Tomorrow the snow will be compacted, icy, slushy and grey. More people will decide they have to dig their cars out from under the frozen candlewick bedspreads the weather has draped on them. The transport chaos whinging will become seriously boring and the snow will have outstayed its welcome. Today though, just for a short while, this corner of Birmingham was a winter wonderland. Happy Christmas.

Thursday, December 2, 2010

Postcard from the stage

Birmingham's Symphony Hall has perfect acoustics. This means it's a fantastic venue for classical music. It doesn't mean pop music should not be heard there; although the plush auditorium can have a restraining influence on the crowd.

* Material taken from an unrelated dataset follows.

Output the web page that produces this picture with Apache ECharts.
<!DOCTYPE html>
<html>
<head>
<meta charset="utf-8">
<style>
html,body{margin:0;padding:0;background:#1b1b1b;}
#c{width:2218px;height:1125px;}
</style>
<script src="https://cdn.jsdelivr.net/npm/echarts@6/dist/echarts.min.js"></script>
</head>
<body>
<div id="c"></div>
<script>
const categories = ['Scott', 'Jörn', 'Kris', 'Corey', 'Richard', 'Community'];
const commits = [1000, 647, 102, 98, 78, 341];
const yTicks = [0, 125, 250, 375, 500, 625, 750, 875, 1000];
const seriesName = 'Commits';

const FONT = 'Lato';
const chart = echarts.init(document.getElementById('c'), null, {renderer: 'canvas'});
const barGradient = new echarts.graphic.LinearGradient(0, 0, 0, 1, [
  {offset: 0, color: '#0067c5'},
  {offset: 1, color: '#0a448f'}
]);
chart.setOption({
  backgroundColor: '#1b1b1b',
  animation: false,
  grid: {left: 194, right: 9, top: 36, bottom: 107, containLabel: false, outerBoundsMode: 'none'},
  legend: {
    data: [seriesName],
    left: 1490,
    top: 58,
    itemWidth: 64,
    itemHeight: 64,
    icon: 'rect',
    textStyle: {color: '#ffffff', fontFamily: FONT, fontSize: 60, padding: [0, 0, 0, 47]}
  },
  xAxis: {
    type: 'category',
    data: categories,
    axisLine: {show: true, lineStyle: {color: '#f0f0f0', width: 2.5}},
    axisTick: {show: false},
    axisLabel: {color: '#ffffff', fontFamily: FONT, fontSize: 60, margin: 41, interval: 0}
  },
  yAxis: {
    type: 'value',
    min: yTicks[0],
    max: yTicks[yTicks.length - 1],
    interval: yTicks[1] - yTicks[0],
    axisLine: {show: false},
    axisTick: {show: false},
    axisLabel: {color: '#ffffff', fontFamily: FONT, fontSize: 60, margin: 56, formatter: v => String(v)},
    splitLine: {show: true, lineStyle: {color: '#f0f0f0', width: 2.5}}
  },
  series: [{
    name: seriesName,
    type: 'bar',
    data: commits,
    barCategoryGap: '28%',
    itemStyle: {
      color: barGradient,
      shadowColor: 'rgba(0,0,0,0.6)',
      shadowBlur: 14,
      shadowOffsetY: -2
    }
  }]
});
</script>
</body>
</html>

The last time I saw Chris Difford, he was playing an intimate gig in an organic garden centre/cafe. So to find him reunited with Squeeze in grand surroundings was quite a contrast. In a good way. All the classics (my photo captured Difford and Tilbrook during the nostalgia of 'Pulling Mussels from the Shell') and a few new songs made for a great gig. There's been yet another change to the line up and the fantastic Steve Nieve on keyboards, for me, stole the show.

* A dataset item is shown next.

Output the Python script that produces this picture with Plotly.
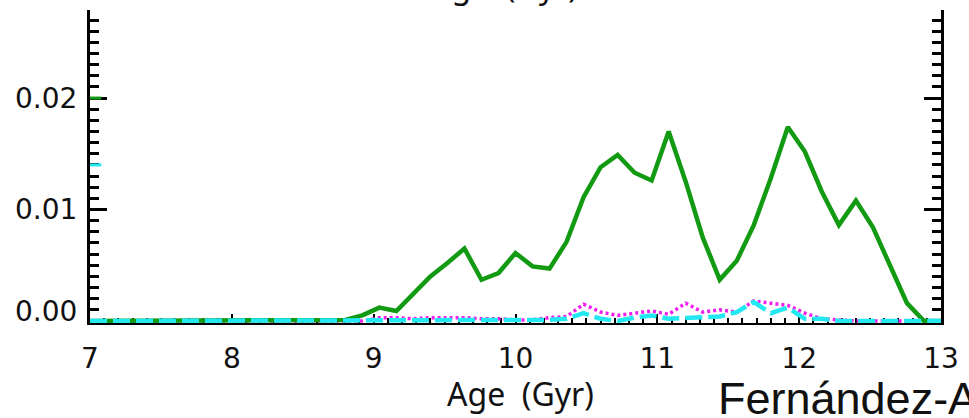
import plotly.graph_objects as go

# Age grid (Gyr) of the star-formation-history bins
ages = [7.00, 7.12, 7.24, 7.36, 7.48, 7.60, 7.72, 7.84, 7.96, 8.08,
        8.20, 8.32, 8.44, 8.56, 8.68, 8.80, 8.92, 9.04, 9.16, 9.28,
        9.40, 9.52, 9.64, 9.76, 9.88, 10.00, 10.12, 10.24, 10.36, 10.48,
        10.60, 10.72, 10.84, 10.96, 11.08, 11.20, 11.32, 11.44, 11.56, 11.68,
        11.80, 11.92, 12.04, 12.16, 12.28, 12.40, 12.52, 12.64, 12.76, 12.88,
        13.00]

# Normalised star formation rate per bin
sfr_green = [0, 0, 0, 0, 0, 0, 0, 0, 0, 0,
             0, 0, 0, 0, 0, 0.0001, 0.0005, 0.0012, 0.0009, 0.0024,
             0.0040, 0.0052, 0.0065, 0.0037, 0.0043, 0.0061, 0.0049, 0.0047, 0.0071, 0.0111,
             0.0138, 0.0149, 0.0133, 0.0126, 0.0170, 0.0125, 0.0075, 0.0037, 0.0054, 0.0086,
             0.0128, 0.0174, 0.0152, 0.0116, 0.0086, 0.0108, 0.0084, 0.0050, 0.0016, 0.0,
             0.0]

sfr_magenta = [0, 0, 0, 0, 0, 0, 0, 0, 0, 0,
               0, 0, 0, 0, 0, 0, 0, 0.0003, 0.0003, 0.0002,
               0.0003, 0.0003, 0.0003, 0.0002, 0.0002, 0.0001, 0.0001, 0.0003, 0.0004, 0.0015,
               0.0008, 0.0005, 0.0007, 0.0009, 0.0006, 0.0016, 0.0008, 0.0010, 0.0008, 0.0018,
               0.0016, 0.0014, 0.0007, 0.0002, 0.0001, 0, 0, 0, 0, 0,
               0]

sfr_cyan = [0, 0, 0, 0, 0, 0, 0, 0, 0, 0,
            0, 0, 0, 0, 0, 0, 0, 0.0001, 0.0001, 0.0001,
            0.0001, 0.0001, 0.0001, 0.0001, 0.0001, 0.0001, 0.0001, 0.0001, 0.0002, 0.0007,
            0.0002, 0.0, 0.0003, 0.0005, 0.0002, 0.0003, 0.0004, 0.0004, 0.0008, 0.0017,
            0.0007, 0.0012, 0.0002, 0.0002, 0.0, 0, 0, 0, 0, 0,
            0]

x_ticks = [7, 8, 9, 10, 11, 12, 13]
x_tick_labels = ["7", "8", "9", "10", "11", "12", "13"]
y_ticks = [0.00, 0.01, 0.02]
y_tick_labels = ["0.00", "0.01", "0.02"]

# short coloured markers on the left axis
axis_mark_levels = [0.020, 0.014]
axis_mark_colors = ["#139a13", "#22e8f2"]

GREEN = "#139a13"
MAGENTA = "#f01ef0"
CYAN = "#22e8f2"

fig = go.Figure()

fig.add_trace(go.Scatter(x=ages, y=sfr_magenta, mode="lines",
                         line=dict(color=MAGENTA, width=3.5, dash="3px,3px"),
                         showlegend=False))
fig.add_trace(go.Scatter(x=ages, y=sfr_green, mode="lines",
                         line=dict(color=GREEN, width=4.5),
                         showlegend=False))
fig.add_trace(go.Scatter(x=ages, y=sfr_cyan, mode="lines",
                         line=dict(color=CYAN, width=4.5, dash="17px,6px"),
                         showlegend=False))

for lvl, col in zip(axis_mark_levels, axis_mark_colors):
    fig.add_trace(go.Scatter(x=[7.0, 7.08], y=[lvl, lvl], mode="lines",
                             line=dict(color=col, width=3),
                             showlegend=False))

tick_font = dict(family="DejaVu Sans", size=28, color="#111111")

# y tick labels; the bottom one is lifted off the x axis
for val, lab in zip(y_ticks, y_tick_labels):
    fig.add_annotation(x=0, xref="paper", y=val, yref="y",
                       text=lab, showarrow=False, xanchor="right", yanchor="middle",
                       xshift=-11, yshift=(9 if val == 0 else 0),
                       font=tick_font)

# x axis title
fig.add_annotation(x=0.5064, xref="paper", y=0, yref="paper",
                   text="Age  (Gyr)", showarrow=False, xanchor="center", yanchor="top",
                   yshift=-47, font=dict(family="Noto Sans", size=32, color="#111111"))

# title of the panel above, running off the top edge
fig.add_annotation(x=0.4865, xref="paper", y=1, yref="paper",
                   text="Age  (Gyr)", showarrow=False, xanchor="center", yanchor="bottom",
                   yshift=1, font=dict(family="Noto Sans", size=32, color="#111111"))

# author credit, running off the right edge
fig.add_annotation(x=0.7357, xref="paper", y=0, yref="paper",
                   text="Fernández-Alvar", showarrow=False, xanchor="left", yanchor="top",
                   yshift=-48, font=dict(family="Liberation Sans", size=45, color="#111111"))

fig.update_layout(
    width=969, height=418,
    margin=dict(l=90, r=20, t=10, b=95),
    paper_bgcolor="white", plot_bgcolor="white",
    showlegend=False,
    xaxis=dict(range=[7, 13], tickmode="array", tickvals=x_ticks, ticktext=x_tick_labels,
               ticks="inside", ticklen=9, tickwidth=2, tickcolor="black",
               showline=True, linecolor="black", linewidth=2, mirror=False,
               showgrid=False, zeroline=False, layer="below traces",
               tickfont=tick_font, ticklabelstandoff=9,
               minor=dict(dtick=0.1, ticks="inside", ticklen=5, tickwidth=2,
                          tickcolor="black", showgrid=False)),
    yaxis=dict(range=[-0.00018, 0.0279], tickmode="array", tickvals=y_ticks,
               ticks="inside", ticklen=17, tickwidth=2.5, tickcolor="black",
               showline=True, linecolor="black", linewidth=3, mirror="ticks",
               showgrid=False, zeroline=False, showticklabels=False,
               layer="below traces",
               minor=dict(dtick=0.001, ticks="inside", ticklen=9, tickwidth=2.5,
                          tickcolor="black", showgrid=False)),
)

fig.write_html("out.html")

The popularity of the old songs is testament to the quality of the songwriting. Living up to the reputation of Symphony Hall was testament to the musical talent on stage. Good things come out of Greenwich...

Friday, November 19, 2010

Postcard from Edinburgh

A belated posting this time; I was in Edinburgh back in August but somehow failed to add anything about it here. This picture I took came to mind again recently, for a couple of reasons.

These windows are on the side of the Scottish Parliament building and each is a little reading pod provided for the MSPs to use in quiet moments to catch up on briefings, emails, perhaps even paper backs. Having always had a weakness for window seats, I quite fancied one. Sunlit and secluded, what more could a reader require? One problem: I don't fancy ploughing through parliamentary briefings for the privilege.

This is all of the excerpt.